| RAW DATA |
========

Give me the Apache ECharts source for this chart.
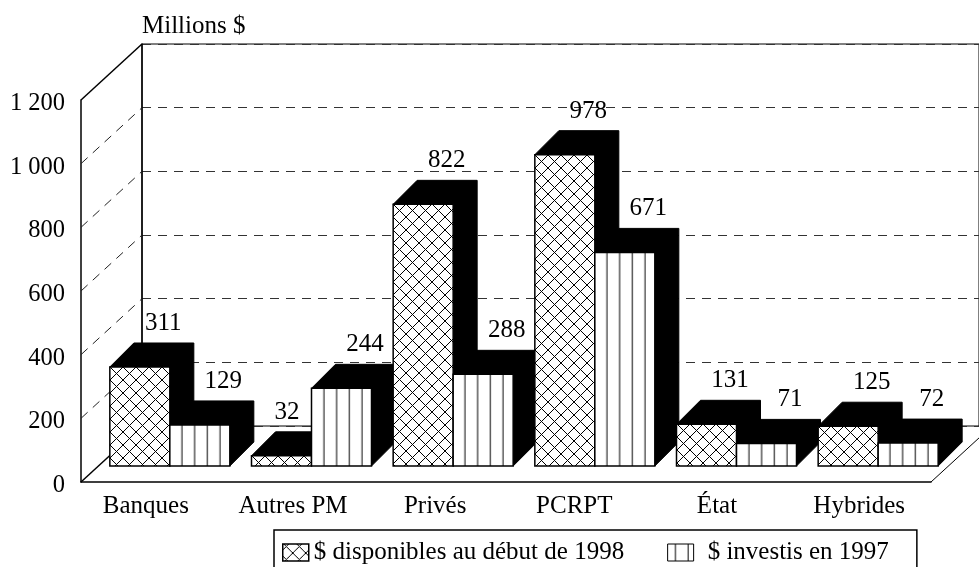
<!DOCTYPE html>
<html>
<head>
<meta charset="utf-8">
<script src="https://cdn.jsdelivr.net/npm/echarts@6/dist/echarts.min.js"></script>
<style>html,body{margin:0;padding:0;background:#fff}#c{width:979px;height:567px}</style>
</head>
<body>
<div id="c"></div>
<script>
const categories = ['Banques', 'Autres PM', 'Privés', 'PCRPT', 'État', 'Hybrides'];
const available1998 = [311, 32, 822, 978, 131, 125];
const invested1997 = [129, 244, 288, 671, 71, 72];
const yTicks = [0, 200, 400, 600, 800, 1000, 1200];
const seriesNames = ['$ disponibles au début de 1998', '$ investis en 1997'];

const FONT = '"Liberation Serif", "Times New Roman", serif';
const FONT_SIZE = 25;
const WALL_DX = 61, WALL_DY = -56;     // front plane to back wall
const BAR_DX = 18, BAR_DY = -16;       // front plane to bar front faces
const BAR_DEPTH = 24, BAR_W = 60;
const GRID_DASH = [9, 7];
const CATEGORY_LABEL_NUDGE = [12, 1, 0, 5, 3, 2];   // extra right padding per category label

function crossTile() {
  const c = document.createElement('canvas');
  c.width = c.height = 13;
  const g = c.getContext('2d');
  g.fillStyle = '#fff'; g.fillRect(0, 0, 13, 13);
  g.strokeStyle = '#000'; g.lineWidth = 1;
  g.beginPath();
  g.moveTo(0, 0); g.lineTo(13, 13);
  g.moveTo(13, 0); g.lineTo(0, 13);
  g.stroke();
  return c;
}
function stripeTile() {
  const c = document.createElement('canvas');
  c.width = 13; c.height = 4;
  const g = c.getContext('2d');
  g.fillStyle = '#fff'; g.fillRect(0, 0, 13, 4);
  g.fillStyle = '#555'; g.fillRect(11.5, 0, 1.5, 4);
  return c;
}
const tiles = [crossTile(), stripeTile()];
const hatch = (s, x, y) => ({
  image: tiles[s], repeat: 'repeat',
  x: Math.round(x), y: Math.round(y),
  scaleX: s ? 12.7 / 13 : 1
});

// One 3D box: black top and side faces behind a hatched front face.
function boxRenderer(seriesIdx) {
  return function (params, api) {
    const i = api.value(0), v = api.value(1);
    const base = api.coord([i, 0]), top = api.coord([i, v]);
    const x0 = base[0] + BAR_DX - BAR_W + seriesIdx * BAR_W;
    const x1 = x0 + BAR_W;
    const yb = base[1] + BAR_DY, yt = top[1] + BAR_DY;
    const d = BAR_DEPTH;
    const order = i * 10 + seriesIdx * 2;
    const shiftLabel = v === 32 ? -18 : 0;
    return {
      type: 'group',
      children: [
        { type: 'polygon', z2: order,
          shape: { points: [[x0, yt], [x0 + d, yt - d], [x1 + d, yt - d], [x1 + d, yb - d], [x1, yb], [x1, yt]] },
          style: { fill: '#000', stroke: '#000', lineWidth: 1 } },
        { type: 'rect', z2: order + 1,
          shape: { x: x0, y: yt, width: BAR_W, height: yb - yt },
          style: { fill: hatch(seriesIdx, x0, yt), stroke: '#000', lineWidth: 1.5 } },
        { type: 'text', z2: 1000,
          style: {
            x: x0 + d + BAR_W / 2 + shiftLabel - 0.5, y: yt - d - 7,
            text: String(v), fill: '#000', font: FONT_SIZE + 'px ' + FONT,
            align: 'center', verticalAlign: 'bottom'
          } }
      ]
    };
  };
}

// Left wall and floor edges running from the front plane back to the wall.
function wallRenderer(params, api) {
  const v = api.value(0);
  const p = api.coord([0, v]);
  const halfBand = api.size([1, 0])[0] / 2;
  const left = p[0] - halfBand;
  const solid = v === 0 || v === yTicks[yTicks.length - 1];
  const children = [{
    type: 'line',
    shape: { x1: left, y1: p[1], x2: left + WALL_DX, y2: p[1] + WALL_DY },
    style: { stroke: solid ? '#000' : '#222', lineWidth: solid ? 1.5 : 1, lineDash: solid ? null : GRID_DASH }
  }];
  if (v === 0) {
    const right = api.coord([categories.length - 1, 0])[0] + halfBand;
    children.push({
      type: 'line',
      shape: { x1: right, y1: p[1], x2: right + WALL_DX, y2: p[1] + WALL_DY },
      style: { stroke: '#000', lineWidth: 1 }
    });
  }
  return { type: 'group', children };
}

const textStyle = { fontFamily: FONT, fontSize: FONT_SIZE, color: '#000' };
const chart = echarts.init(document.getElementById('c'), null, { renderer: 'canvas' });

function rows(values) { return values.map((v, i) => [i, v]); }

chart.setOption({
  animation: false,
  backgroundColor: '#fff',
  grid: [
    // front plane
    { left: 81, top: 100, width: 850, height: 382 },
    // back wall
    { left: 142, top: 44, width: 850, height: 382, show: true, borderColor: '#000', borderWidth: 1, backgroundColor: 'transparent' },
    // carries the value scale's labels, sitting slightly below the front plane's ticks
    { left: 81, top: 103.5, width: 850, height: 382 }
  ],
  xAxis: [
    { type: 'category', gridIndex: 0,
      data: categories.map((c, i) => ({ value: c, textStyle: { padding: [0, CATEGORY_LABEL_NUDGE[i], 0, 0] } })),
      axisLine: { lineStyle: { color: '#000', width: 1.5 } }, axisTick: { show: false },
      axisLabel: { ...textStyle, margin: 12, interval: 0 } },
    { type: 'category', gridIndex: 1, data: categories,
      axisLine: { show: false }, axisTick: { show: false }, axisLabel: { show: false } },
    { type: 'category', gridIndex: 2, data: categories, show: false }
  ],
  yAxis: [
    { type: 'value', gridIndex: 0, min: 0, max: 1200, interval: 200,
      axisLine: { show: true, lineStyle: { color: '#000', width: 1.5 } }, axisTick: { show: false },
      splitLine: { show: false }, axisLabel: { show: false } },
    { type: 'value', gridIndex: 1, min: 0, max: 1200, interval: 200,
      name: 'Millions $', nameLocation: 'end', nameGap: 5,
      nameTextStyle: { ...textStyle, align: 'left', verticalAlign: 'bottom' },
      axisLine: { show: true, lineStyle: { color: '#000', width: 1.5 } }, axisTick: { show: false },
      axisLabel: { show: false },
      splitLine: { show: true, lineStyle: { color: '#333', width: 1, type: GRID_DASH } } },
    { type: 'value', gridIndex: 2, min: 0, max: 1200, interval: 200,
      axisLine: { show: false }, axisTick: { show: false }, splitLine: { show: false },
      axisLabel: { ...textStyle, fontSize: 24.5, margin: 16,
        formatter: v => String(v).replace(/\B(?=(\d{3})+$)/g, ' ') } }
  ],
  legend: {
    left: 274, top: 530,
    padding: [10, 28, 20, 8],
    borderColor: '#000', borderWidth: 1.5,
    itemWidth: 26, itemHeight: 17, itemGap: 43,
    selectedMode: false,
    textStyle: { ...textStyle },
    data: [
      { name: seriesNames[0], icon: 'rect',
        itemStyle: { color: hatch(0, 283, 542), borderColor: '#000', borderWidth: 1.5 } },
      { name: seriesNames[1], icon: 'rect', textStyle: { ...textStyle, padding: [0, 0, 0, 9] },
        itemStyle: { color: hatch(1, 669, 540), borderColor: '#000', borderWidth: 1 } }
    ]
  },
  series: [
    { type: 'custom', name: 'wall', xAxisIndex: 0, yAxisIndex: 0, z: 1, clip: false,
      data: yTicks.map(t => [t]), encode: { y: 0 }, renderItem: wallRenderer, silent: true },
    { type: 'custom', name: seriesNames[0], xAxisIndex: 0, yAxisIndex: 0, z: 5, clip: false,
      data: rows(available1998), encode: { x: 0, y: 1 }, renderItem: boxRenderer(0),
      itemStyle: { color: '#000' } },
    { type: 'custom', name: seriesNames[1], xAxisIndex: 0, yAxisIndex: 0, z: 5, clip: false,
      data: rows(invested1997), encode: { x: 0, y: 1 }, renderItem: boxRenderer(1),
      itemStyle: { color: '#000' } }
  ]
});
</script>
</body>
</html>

========

| SHORT EXERCISE |
Repeat the lines above, starting at the first and stopping after the line that holds "const CATEGORY_LABEL_NUDGE = [12, 1, 0, 5, 3, 2];", with the pictures left out.

| PROBLEM SOLUTION |
Give me the Apache ECharts source for this chart.
<!DOCTYPE html>
<html>
<head>
<meta charset="utf-8">
<script src="https://cdn.jsdelivr.net/npm/echarts@6/dist/echarts.min.js"></script>
<style>html,body{margin:0;padding:0;background:#fff}#c{width:979px;height:567px}</style>
</head>
<body>
<div id="c"></div>
<script>
const categories = ['Banques', 'Autres PM', 'Privés', 'PCRPT', 'État', 'Hybrides'];
const available1998 = [311, 32, 822, 978, 131, 125];
const invested1997 = [129, 244, 288, 671, 71, 72];
const yTicks = [0, 200, 400, 600, 800, 1000, 1200];
const seriesNames = ['$ disponibles au début de 1998', '$ investis en 1997'];

const FONT = '"Liberation Serif", "Times New Roman", serif';
const FONT_SIZE = 25;
const WALL_DX = 61, WALL_DY = -56;     // front plane to back wall
const BAR_DX = 18, BAR_DY = -16;       // front plane to bar front faces
const BAR_DEPTH = 24, BAR_W = 60;
const GRID_DASH = [9, 7];
const CATEGORY_LABEL_NUDGE = [12, 1, 0, 5, 3, 2];   // extra right padding per category label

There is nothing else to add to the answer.